Doe River Covered Bridge
The county hired Elbert Stephenson Early to build a covered bridge. Elbert Early (1850-1917), along with several members of his family, moved to the Harrisburg area of Sevier County in the 1870s. Several members of the Early family were skilled carpenters, millwrights, and engineers. They built Murphy Chapel and several residences in the area. In 1877, Elbert Early purchased half interest in the Newport Mill, adjacent to the Harrisburg Covered Bridge, from Alexander Umbarger, a relative of his wife, Clementine (1843-1922).
In the late 1800s, the Harrisburg community grew, and with its several mills, blacksmith shops, a school, a doctor, and a post office, prospered. However, in 1915 the county built a new road that bypassed Harrisburg and the community disappeared.
Over the years, Sevier County has actively maintained the bridge, keeping it open for traffic as many other covered bridges were replaced. In 1952, Bill Baker and a county road crew stabilized the bridge which included the placement of a concrete pier at the center of the truss. As a result, this span functioned as two timber stringers. By the 1970s, the bridge was deteriorated and facing possible demolition when the Great Smokies Chapter and the Spencer Clack Chapter of the Daughters of the American Revolution (DAR) raised funds to repair and maintain the bridge as well as seeking listing for it on the National Register of Historic Places. The Harrisburg Covered Bridge was listed in the National Register of Historic Places in 1975 for its significance as a rare surviving example of a covered timber truss bridge.

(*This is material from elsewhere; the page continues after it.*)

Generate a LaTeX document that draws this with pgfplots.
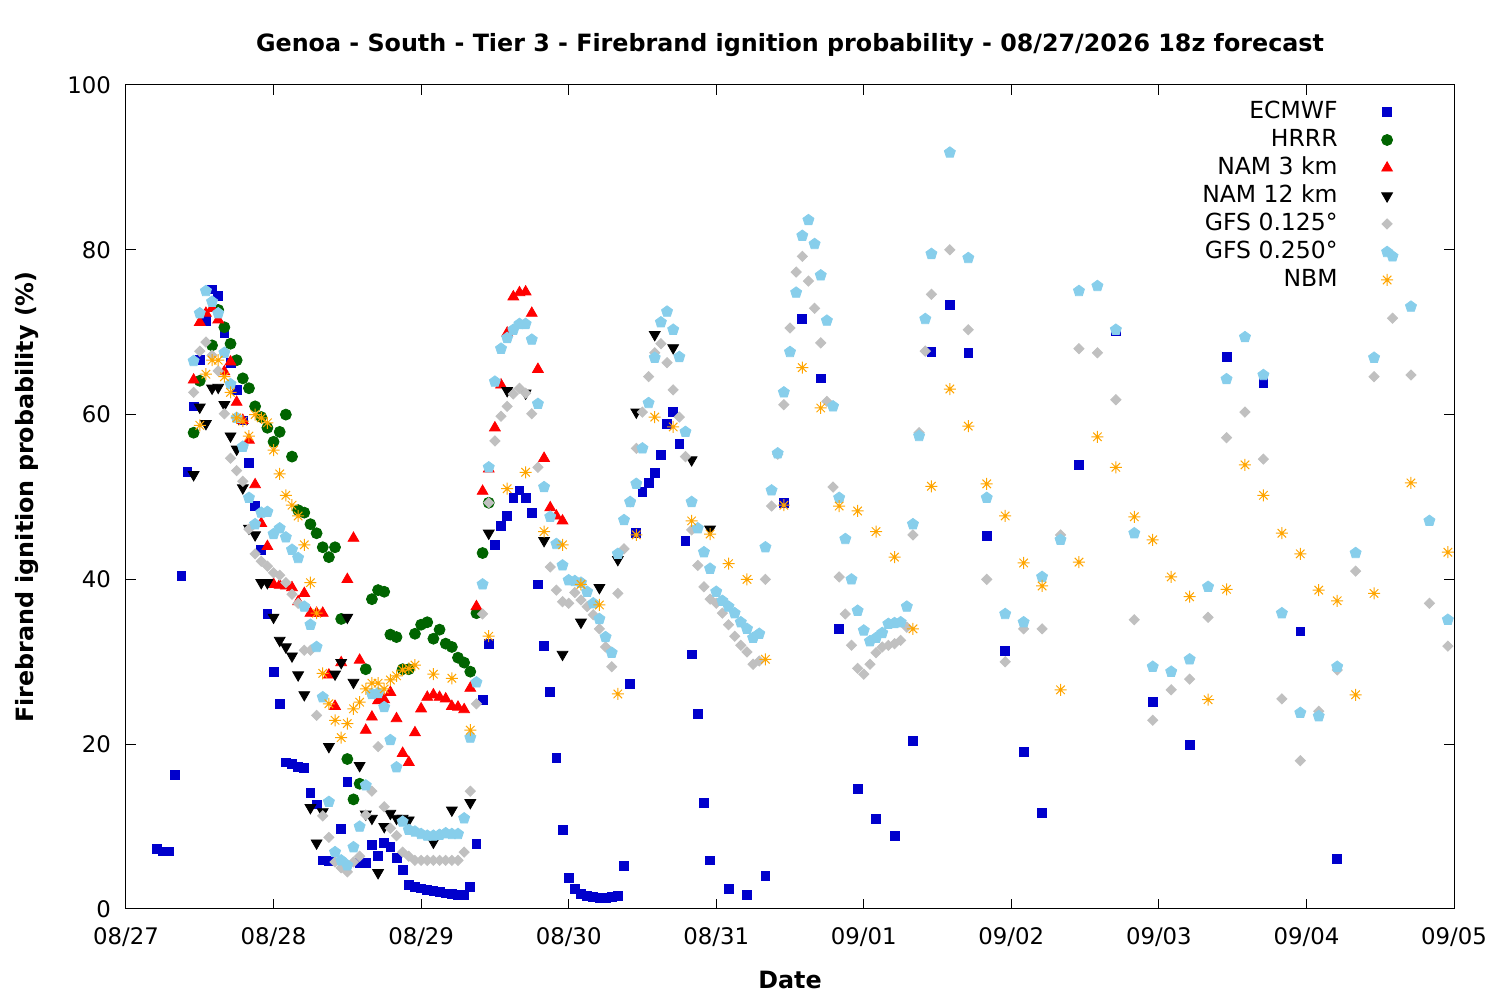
\documentclass[border=0pt]{standalone}
\usepackage{fontspec}
\setmainfont{DejaVu Sans}
\usepackage{pgfplots}
\pgfplotsset{compat=1.18}
\definecolor{ecmwf}{RGB}{0,0,204}
\definecolor{hrrr}{RGB}{0,100,0}
\definecolor{nam3}{RGB}{255,0,0}
\definecolor{gfsa}{RGB}{192,192,192}
\definecolor{gfsb}{RGB}{135,206,235}
\definecolor{nbm}{RGB}{255,165,0}
\pgfdeclareplotmark{star8}{%
  \pgfpathmoveto{\pgfqpoint{-\pgfplotmarksize}{0pt}}\pgfpathlineto{\pgfqpoint{\pgfplotmarksize}{0pt}}%
  \pgfpathmoveto{\pgfqpoint{0pt}{-\pgfplotmarksize}}\pgfpathlineto{\pgfqpoint{0pt}{\pgfplotmarksize}}%
  \pgfpathmoveto{\pgfqpoint{-0.7071\pgfplotmarksize}{-0.7071\pgfplotmarksize}}\pgfpathlineto{\pgfqpoint{0.7071\pgfplotmarksize}{0.7071\pgfplotmarksize}}%
  \pgfpathmoveto{\pgfqpoint{-0.7071\pgfplotmarksize}{0.7071\pgfplotmarksize}}\pgfpathlineto{\pgfqpoint{0.7071\pgfplotmarksize}{-0.7071\pgfplotmarksize}}%
  \pgfusepathqstroke}
\pgfplotsset{mymk/.style={only marks, legend image code/.code={\path (0pt,0pt) (17pt,0pt); \draw[##1] plot coordinates {(8.5pt,0pt)};}}}
\begin{document}
\begin{tikzpicture}
\useasboundingbox (0,0) rectangle (750pt,500pt);
\begin{axis}[
  at={(63pt,45.5pt)}, anchor=south west,
  scale only axis, width=664pt, height=412pt,
  xmin=0, xmax=216, ymin=0, ymax=100,
  xtick={0,24,...,216},
  xticklabels={08/27,08/28,08/29,08/30,08/31,09/01,09/02,09/03,09/04,09/05},
  ytick={0,20,...,100},
  /pgf/number format/assume math mode=true,
  tick label style={font=\fontsize{11.4}{13}\selectfont},
  xticklabel style={yshift=-6pt},
  yticklabel style={xshift=-4pt},
  major tick length=5pt,
  axis line style={line width=0.5pt},
  every tick/.style={black, line width=0.5pt},
  title={Genoa - South - Tier 3 - Firebrand ignition probability - 08/27/2026 18z forecast},
  title style={font=\bfseries\fontsize{11.9}{14}\selectfont, at={(axis description cs:0.5,1.034)}, anchor=center},
  xlabel={Date},
  xlabel style={font=\bfseries\fontsize{11.9}{14}\selectfont, at={(axis description cs:0.5,-0.0862)}, anchor=center},
  ylabel={Firebrand ignition probability (\%)},
  ylabel style={font=\bfseries\fontsize{11.9}{14}\selectfont, at={(axis description cs:-0.0745,0.5)}, anchor=center},
  legend style={draw=none, fill=none, at={(axis description cs:1,1)}, anchor=north east,
    xshift=-24.5pt, yshift=-6.3pt, inner xsep=0pt, inner ysep=0pt, row sep=0pt, column sep=15pt,
    font=\fontsize{11.75}{14}\selectfont,
    nodes={inner sep=1pt, text height=9.5pt, text depth=2.5pt}},
  legend cell align=right, legend plot pos=right,
]
\addplot[mymk, mark=square*, color=ecmwf, mark size=2.2pt] coordinates {
(5,7.3)(6,7.0)(7,7.0)(8,16.3)(9,40.4)(10,53.0)(11,61.0)(12,66.6)(13,71.4)(14,75.2)(15,74.4)(16,69.9)(17,66.3)(18,63.0)(19,59.3)(20,54.1)(21,48.9)(22,43.6)(23,35.8)(24,28.8)(25,24.9)(26,17.8)(27,17.6)(28,17.2)(29,17.1)(30,14.1)(31,12.7)(32,5.9)(33,5.8)(35,9.7)(36,15.4)(38,5.6)(39,5.6)(40,7.8)(41,6.4)(42,8.0)(43,7.5)(44,6.2)(45,4.7)(46,2.9)(47,2.7)(48,2.5)(49,2.3)(50,2.2)(51,2.1)(52,1.9)(53,1.8)(54,1.7)(55,1.7)(56,2.7)(57,7.9)(58,25.4)(59,32.2)(60,44.2)(61,46.5)(62,47.7)(63,49.9)(64,50.8)(65,49.9)(66,48.1)(67,39.4)(68,31.9)(69,26.3)(70,18.3)(71,9.6)(72,3.8)(73,2.4)(74,1.8)(75,1.6)(76,1.5)(77,1.3)(78,1.3)(79,1.5)(80,1.6)(81,5.2)(82,27.3)(83,45.6)(84,50.6)(85,51.7)(86,52.9)(87,55.1)(88,58.9)(89,60.3)(90,56.4)(91,44.7)(92,30.9)(93,23.7)(94,12.9)(95,5.9)(98,2.4)(101,1.7)(104,4.0)(107,49.3)(110,71.6)(113,64.4)(116,34.0)(119,14.6)(122,10.9)(125,8.9)(128,20.4)(131,67.6)(134,73.3)(137,67.5)(140,45.3)(143,31.3)(146,19.1)(149,11.7)(155,53.9)(161,70.1)(167,25.1)(173,19.9)(179,67.0)(185,63.8)(191,33.7)(197,6.1)
};
\addlegendentry{ECMWF}
\addplot[mymk, mark=*, color=hrrr, mark size=2.75pt] coordinates {
(11,57.8)(12,64.1)(14,68.4)(15,72.7)(16,70.6)(17,68.6)(18,66.6)(19,64.4)(20,63.2)(21,61.0)(22,59.7)(23,58.4)(24,56.7)(25,57.9)(26,60.0)(27,54.9)(28,48.4)(29,48.1)(30,46.7)(31,45.6)(32,43.9)(33,42.7)(34,43.9)(35,35.2)(36,18.2)(37,13.3)(38,15.2)(39,29.1)(40,37.6)(41,38.7)(42,38.5)(43,33.3)(44,33.0)(45,29.1)(46,29.1)(47,33.4)(48,34.5)(49,34.8)(50,32.8)(51,33.9)(52,32.2)(53,31.8)(54,30.5)(55,29.9)(56,28.8)(57,35.9)(58,43.2)(59,49.3)
};
\addlegendentry{HRRR}
\addplot[mymk, mark=triangle*, color=nam3, mark size=3.1pt] coordinates {
(11,64.2)(12,71.2)(13,72.3)(14,72.9)(15,71.5)(16,65.2)(17,66.4)(18,61.5)(19,59.3)(20,56.9)(21,51.5)(22,46.8)(23,44.0)(24,39.4)(25,39.3)(26,39.2)(27,39.0)(28,37.3)(29,38.3)(30,35.9)(31,35.9)(32,35.9)(33,28.4)(34,24.6)(35,29.9)(36,40.0)(37,45.0)(38,30.2)(39,21.7)(40,23.3)(41,25.3)(42,25.4)(43,26.3)(44,23.1)(45,18.9)(46,17.8)(47,21.4)(48,24.3)(49,25.7)(50,26.0)(51,25.7)(52,25.5)(53,24.6)(54,24.5)(55,24.2)(56,26.8)(57,36.7)(58,50.7)(59,53.4)(60,58.4)(61,63.6)(62,69.9)(63,74.3)(64,74.8)(65,74.9)(66,72.3)(67,65.5)(68,54.7)(69,48.7)(70,47.7)(71,47.1)
};
\addlegendentry{NAM 3 km}
\addplot[mymk, mark=triangle*, mark options={rotate=180}, color=black, mark size=3.1pt] coordinates {
(11,52.7)(12,60.9)(13,58.9)(14,63.2)(15,63.3)(16,61.2)(17,57.4)(18,55.8)(19,51.1)(20,46.2)(21,45.4)(22,39.6)(23,39.6)(24,35.4)(25,32.6)(26,31.8)(27,30.7)(28,28.4)(29,26.0)(30,12.3)(31,8.0)(32,11.8)(33,19.7)(34,28.5)(35,29.9)(36,35.4)(37,27.5)(38,17.4)(39,11.5)(40,11.0)(41,4.4)(42,10.0)(43,11.6)(44,11.0)(45,11.0)(46,10.8)(50,8.1)(53,12.0)(56,12.9)(59,45.6)(62,62.9)(65,62.6)(68,44.7)(71,30.9)(74,34.8)(77,39.0)(80,42.4)(83,60.3)(86,69.7)(89,68.1)(92,54.5)(95,46.1)
};
\addlegendentry{NAM 12 km}
\addplot[mymk, mark=square*, mark options={rotate=45}, color=gfsa, mark size=1.8pt] coordinates {
(11,62.7)(12,67.7)(13,68.8)(14,67.2)(15,65.3)(16,60.1)(17,54.7)(18,53.2)(19,51.9)(20,46.1)(21,43.1)(22,42.2)(23,41.6)(24,40.8)(25,40.5)(26,39.6)(27,38.2)(28,37.1)(29,31.4)(30,31.4)(31,23.5)(32,11.3)(33,8.7)(34,5.7)(35,5.0)(36,4.5)(37,5.7)(38,6.4)(39,11.4)(40,14.3)(41,19.7)(42,12.4)(43,9.8)(44,8.9)(45,6.9)(46,6.4)(47,5.9)(48,5.9)(49,5.9)(50,5.9)(51,5.9)(52,5.9)(53,5.9)(54,5.9)(55,6.9)(56,14.3)(57,24.9)(58,35.8)(59,49.3)(60,56.8)(61,59.8)(62,61.0)(63,62.5)(64,63.2)(65,62.6)(66,60.1)(67,53.6)(69,41.5)(70,38.7)(71,37.3)(72,37.1)(73,38.4)(74,37.5)(75,36.7)(76,35.7)(77,34.0)(78,31.8)(79,29.4)(80,38.3)(81,43.7)(82,49.4)(83,55.9)(84,60.3)(85,64.6)(86,67.5)(87,68.6)(88,66.3)(89,63.0)(90,59.7)(91,54.9)(92,46.0)(93,41.7)(94,39.1)(95,37.6)(96,37.1)(97,35.9)(98,34.5)(99,33.1)(100,32.0)(101,31.2)(102,29.7)(103,30.1)(104,40.0)(105,48.9)(106,55.2)(107,61.2)(108,70.5)(109,77.3)(110,79.2)(111,76.2)(112,72.9)(113,68.7)(114,61.6)(115,51.2)(116,40.3)(117,35.8)(118,32.0)(119,29.2)(120,28.5)(121,29.7)(122,31.1)(123,31.8)(124,32.0)(125,32.2)(126,32.6)(127,34.2)(128,45.4)(129,57.8)(130,67.7)(131,74.6)(134,80.0)(137,70.3)(140,40.0)(143,30.0)(146,34.0)(149,34.0)(152,45.4)(155,68.0)(158,67.5)(161,61.8)(164,35.1)(167,22.9)(170,26.6)(173,27.9)(176,35.4)(179,57.2)(182,60.3)(185,54.6)(188,25.5)(191,18.0)(194,24.0)(197,29.0)(200,41.0)(203,64.6)(206,71.7)(209,64.8)(212,37.1)(215,31.9)
};
\addlegendentry{GFS 0.125°}
\addplot[mymk, mark=pentagon*, color=gfsb, mark size=2.9pt] coordinates {
(11,66.5)(12,72.3)(13,75.0)(14,73.7)(15,72.3)(16,67.5)(17,63.7)(18,59.6)(19,56.1)(20,49.9)(21,46.7)(22,48.1)(23,48.2)(24,45.5)(25,46.2)(26,45.1)(27,43.6)(28,42.6)(29,36.7)(30,34.5)(31,31.8)(32,25.7)(33,13.0)(34,6.9)(35,5.9)(36,5.3)(37,7.5)(38,10.0)(39,15.0)(40,26.1)(41,26.2)(42,24.5)(43,20.5)(44,17.2)(45,10.6)(46,9.6)(47,9.4)(48,9.1)(49,8.9)(50,8.9)(51,9.0)(52,9.2)(53,9.1)(54,9.1)(55,11.0)(56,20.8)(57,27.5)(58,39.4)(59,53.6)(60,64.0)(61,68.0)(62,69.3)(63,70.3)(64,71.0)(65,71.0)(66,69.1)(67,61.3)(68,51.2)(69,47.6)(70,44.3)(71,41.7)(72,39.9)(73,39.8)(74,39.6)(75,38.5)(76,37.1)(77,35.2)(78,33.0)(79,31.1)(80,43.1)(81,47.2)(82,49.4)(83,51.6)(84,55.9)(85,61.4)(86,66.9)(87,71.2)(88,72.5)(89,70.3)(90,67.0)(91,57.9)(92,49.4)(93,46.2)(94,43.3)(95,41.3)(96,38.5)(97,37.4)(98,36.7)(99,35.9)(100,34.8)(101,34.0)(102,32.9)(103,33.4)(104,43.9)(105,50.8)(106,55.3)(107,62.7)(108,67.6)(109,74.8)(110,81.7)(111,83.6)(112,80.7)(113,76.9)(114,71.4)(115,61.0)(116,49.9)(117,44.9)(118,40.0)(119,36.2)(120,33.8)(121,32.5)(122,32.9)(123,33.5)(124,34.6)(125,34.7)(126,34.8)(127,36.7)(128,46.7)(129,57.4)(130,71.6)(131,79.5)(134,91.8)(137,79.0)(140,49.9)(143,35.8)(146,34.8)(149,40.3)(152,44.8)(155,75.0)(158,75.6)(161,70.3)(164,45.6)(167,29.4)(170,28.8)(173,30.3)(176,39.1)(179,64.3)(182,69.4)(185,64.8)(188,35.9)(191,23.8)(194,23.4)(197,29.4)(200,43.2)(203,66.9)(206,79.2)(209,73.1)(212,47.1)(215,35.1)
};
\addlegendentry{GFS 0.250°}
\addplot[mymk, mark=star8, color=nbm, mark size=3pt, line width=0.5pt] coordinates {
(12,58.7)(13,64.9)(14,66.6)(15,66.6)(16,64.6)(17,62.7)(18,59.6)(19,59.2)(20,57.4)(21,60.0)(22,59.6)(23,59.0)(24,55.7)(25,52.8)(26,50.2)(27,49.0)(28,47.7)(29,44.2)(30,39.6)(31,35.9)(32,28.6)(33,24.9)(34,22.9)(35,20.8)(36,22.5)(37,24.3)(38,25.1)(39,26.7)(40,27.4)(41,27.4)(42,26.7)(43,27.8)(44,28.3)(45,29.0)(46,29.2)(47,29.6)(50,28.5)(53,28.0)(56,21.7)(59,33.1)(62,51.0)(65,53.0)(68,45.8)(71,44.2)(74,39.4)(77,36.9)(80,26.1)(83,45.4)(86,59.7)(89,58.5)(92,47.1)(95,45.5)(98,41.9)(101,40.0)(104,30.3)(107,49.0)(110,65.7)(113,60.8)(116,48.9)(119,48.3)(122,45.8)(125,42.7)(128,34.0)(131,51.3)(134,63.1)(137,58.6)(140,51.6)(143,47.7)(146,42.0)(149,39.2)(152,26.6)(155,42.1)(158,57.3)(161,53.6)(164,47.6)(167,44.8)(170,40.3)(173,37.9)(176,25.4)(179,38.8)(182,53.9)(185,50.2)(188,45.6)(191,43.1)(194,38.7)(197,37.4)(200,26.0)(203,38.3)(209,51.7)(215,43.3)
};
\addlegendentry{NBM}
\end{axis}
\end{tikzpicture}
\end{document}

In 1983, the bridge had deteriorated and faced closure, but the county renovated the bridge with new flooring and replaced some of the timber beams, allowing the bridge to remain open but posted it with a 3-ton weight limit.
The bridge, which is 83 feet long, contains a 64-foot timber Queenpost pony truss and an 18-foot steel I-beam span. A covered structure topped with a gable tin roof encases the truss section. The bridge has a curb-to-curb width of 11.4 feet and an out-to-out width of 14.1 feet.
Parks Covered Bridge
Parks Covered Bridge is the only one of Tennessee's four historic covered bridges located in the western portion of the state. Parks Covered Bridge is located in south central Obion County, approximately 20 miles from Union City. Originally, it was located between U.S. 51 (State Route 3 to the west) and State Route 211 (to the east) just north of the Dyer-Gibson County line (Trimble Quad, 428 NW), about one mile north of Trimble. Until 1997, it was located on private property and not open to the public, and the bridge spanned the Obion River Drainage Canal. In 1997, due to erosion at the original site that had endangered the historic bridge, the community salvaged as much material as possible and rebuilt the bridge in a city park, Parks Plaza, in nearby Trimble.

Parks Covered Bridge
According to Mr. Hamilton Parks of Trimble, his grandfather Emerson E. Parks built this bridge around 1904. The Parks or Trimble Covered Bridge, originally spanned a drainage ditch dividing two fields on Parks' farm. Although the bridge's primary purpose was agricultural, local traffic used it until 1928, when the highway department built a state route with a modern bridge nearby. The bridge remained on the Trimble farm until its relocation in 1997.